- **Work required**: Reproduce exactly the lines below, from the first one through the line containing "(pap_mil) [blk] at", and omit any pictures.

────

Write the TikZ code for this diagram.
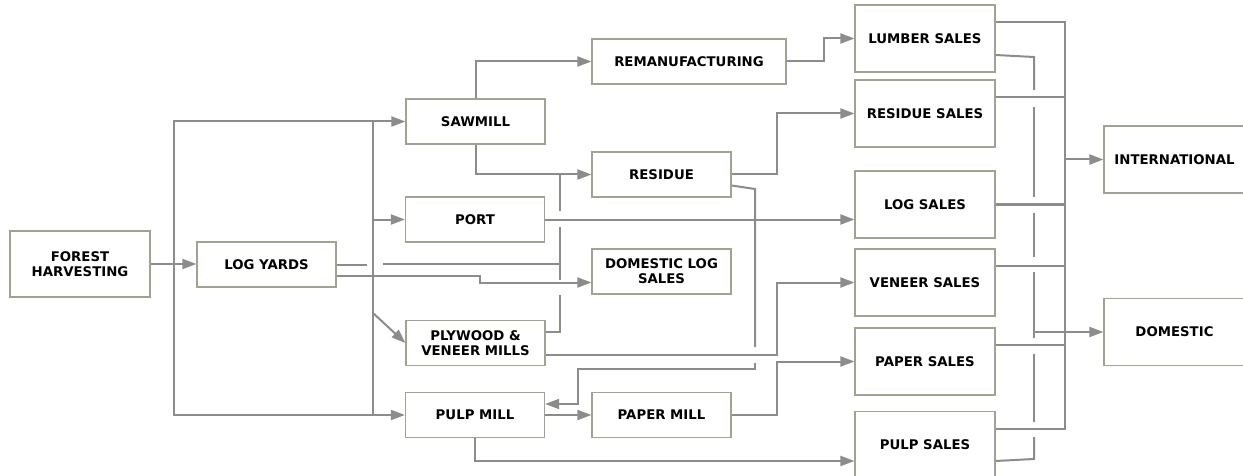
\documentclass[tikz,border=0pt]{standalone}
\usepackage{fontspec}
\setmainfont{DejaVu Sans}
\usetikzlibrary{arrows.meta}

\definecolor{lingray}{RGB}{140,140,140}
\definecolor{boxgray}{RGB}{158,164,146}

\tikzstyle{blk} = [rectangle, minimum width=139pt, minimum height=45pt, text centered, align=center, draw=boxgray, line width=1.2pt, fill=white, inner sep=2pt, font=\bfseries\fontsize{13.3}{15}\selectfont]
\tikzstyle{sal} = [blk, minimum width=140pt, minimum height=67pt]
\tikzstyle{conn} = [draw=lingray, line width=2pt]
\tikzstyle{arrow} = [conn, -{Triangle[length=14pt,width=10pt]}]

\begin{document}
\begin{tikzpicture}[x=1pt, y=-1pt]
\useasboundingbox (0,0) rectangle (1243,476);

%% Harvest and yards
\node (for_har) [blk, minimum width=140pt, minimum height=66pt] at (80,264) {FOREST\\HARVESTING};
\node (log_yrd) [blk] at (266.5,264.5) {LOG YARDS};

%% Mills
\node (saw_mil) [blk] at (475.5,121.5) {SAWMILL};
\node (por_log) [blk] at (475,219.5) {PORT};
\node (ply_mil) [blk] at (475.5,343) {PLYWOOD \&\\VENEER MILLS};
\node (pul_mil) [blk] at (475,415) {PULP MILL};

%% Secondary processing
\node (rem_fac) [blk, minimum width=194pt] at (689,61.5) {REMANUFACTURING};
\node (res_due) [blk] at (661.5,174.5) {RESIDUE};
\node (dom_log) [blk] at (661.5,271.5) {DOMESTIC LOG\\SALES};
\node (pap_mil) [blk] at (661.5,415) {PAPER MILL};

%% Sales
\node (lum_sal) [sal] at (925,38.5) {LUMBER SALES};
\node (res_sal) [sal] at (925,113.5) {RESIDUE SALES};
\node (log_sal) [sal] at (925,204.5) {LOG SALES};
\node (ven_sal) [sal] at (925,282.5) {VENEER SALES};
\node (pap_sal) [sal] at (925,361.5) {PAPER SALES};
\node (pul_sal) [sal] at (925,445) {PULP SALES};

%% Markets
\node (int_mkt) [sal, minimum width=141pt] at (1174.5,159.5) {INTERNATIONAL};
\node (dom_mkt) [sal, minimum width=141pt] at (1174.5,332) {DOMESTIC};

%% Trunks
\coordinate (trk_lft) at (174,264);
\coordinate (trk_mid) at (373,264);
\coordinate (res_col) at (560,0);
\coordinate (sal_bus) at (777,0);
\coordinate (lum_bus) at (824,0);
\coordinate (int_trk) at (1065,159.5);
\coordinate (dom_trk) at (1034,332);

%% Arrows
\draw [arrow] (for_har.east) -- (for_har.east -| log_yrd.west);
\draw [arrow] (trk_lft) |- (saw_mil.west);
\draw [arrow] (trk_lft) |- (pul_mil.west);
\draw [conn] (saw_mil.west -| trk_mid) -- (pul_mil.west -| trk_mid);
\draw [arrow] (trk_mid |- por_log.west) -- (por_log.west);
\draw [arrow] ([yshift=-49pt]trk_mid) -- (ply_mil.west);

\draw [conn] (log_yrd.east) -- ++(30,0);
\draw [conn] ([xshift=10pt]trk_mid) -- (trk_mid -| res_col);
\draw [arrow] ([yshift=-11pt]log_yrd.east) -- (480,275.5) |- ([yshift=-11pt]dom_log.west);

\draw [arrow] (saw_mil.north) |- (rem_fac.west);
\draw [arrow] (saw_mil.south) |- (res_due.west);
\draw [conn] ([yshift=11pt]ply_mil.east) -| (560,295);
\draw [conn] (560,280) -- (560,227);
\draw [conn] (560,211) -- (res_due.west -| res_col);

\draw [arrow] (por_log.east) -- (por_log.east -| log_sal.west);

\draw [arrow] (rem_fac.east) -| (lum_bus |- lum_sal.west) -- (lum_sal.west);
\draw [arrow] (res_due.east) -| (sal_bus |- res_sal.west) -- (res_sal.west);
\draw [conn] ([yshift=-11pt]res_due.east) -- (755,189) -- (755,347);
\draw [arrow] (755,363) -- (755,369) -| (578,404) -- ([yshift=11pt]pul_mil.east);

\draw [arrow] ([yshift=-12pt]ply_mil.east) -| (sal_bus |- ven_sal.west) -- (ven_sal.west);
\draw [arrow] (pul_mil.east) -- (pap_mil.west);
\draw [arrow] (pap_mil.east) -| (sal_bus |- pap_sal.west) -- (pap_sal.west);
\draw [arrow] (pul_mil.south) |- ([yshift=-16pt]pul_sal.west);

%% To markets
\foreach \src in {lum_sal, res_sal, ven_sal, pap_sal, pul_sal}
  \draw [conn] ([yshift=16.5pt]\src.east) -| (int_trk);
\draw [conn] (log_sal.east) -| (int_trk);
\draw [arrow] (int_trk) -- (int_mkt.west);

\draw [conn] ([yshift=-16.5pt]lum_sal.east) -- (1034,57) -- (1034,90);
\foreach \ya/\yb in {107/197, 213/257, 272/338, 354/422}
  \draw [conn] (1034,\ya) -- (1034,\yb);
\draw [conn] (1034,437) -- (1034,459) -- ([yshift=-16pt]pul_sal.east);
\draw [arrow] (dom_trk) -- (dom_mkt.west);
\end{tikzpicture}
\end{document}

────

- **Written answer**:
Write the TikZ code for this diagram.
\documentclass[tikz,border=0pt]{standalone}
\usepackage{fontspec}
\setmainfont{DejaVu Sans}
\usetikzlibrary{arrows.meta}

\definecolor{lingray}{RGB}{140,140,140}
\definecolor{boxgray}{RGB}{158,164,146}

\tikzstyle{blk} = [rectangle, minimum width=139pt, minimum height=45pt, text centered, align=center, draw=boxgray, line width=1.2pt, fill=white, inner sep=2pt, font=\bfseries\fontsize{13.3}{15}\selectfont]
\tikzstyle{sal} = [blk, minimum width=140pt, minimum height=67pt]
\tikzstyle{conn} = [draw=lingray, line width=2pt]
\tikzstyle{arrow} = [conn, -{Triangle[length=14pt,width=10pt]}]

\begin{document}
\begin{tikzpicture}[x=1pt, y=-1pt]
\useasboundingbox (0,0) rectangle (1243,476);

%% Harvest and yards
\node (for_har) [blk, minimum width=140pt, minimum height=66pt] at (80,264) {FOREST\\HARVESTING};
\node (log_yrd) [blk] at (266.5,264.5) {LOG YARDS};

%% Mills
\node (saw_mil) [blk] at (475.5,121.5) {SAWMILL};
\node (por_log) [blk] at (475,219.5) {PORT};
\node (ply_mil) [blk] at (475.5,343) {PLYWOOD \&\\VENEER MILLS};
\node (pul_mil) [blk] at (475,415) {PULP MILL};

%% Secondary processing
\node (rem_fac) [blk, minimum width=194pt] at (689,61.5) {REMANUFACTURING};
\node (res_due) [blk] at (661.5,174.5) {RESIDUE};
\node (dom_log) [blk] at (661.5,271.5) {DOMESTIC LOG\\SALES};
\node (pap_mil) [blk] at (661.5,415) {PAPER MILL};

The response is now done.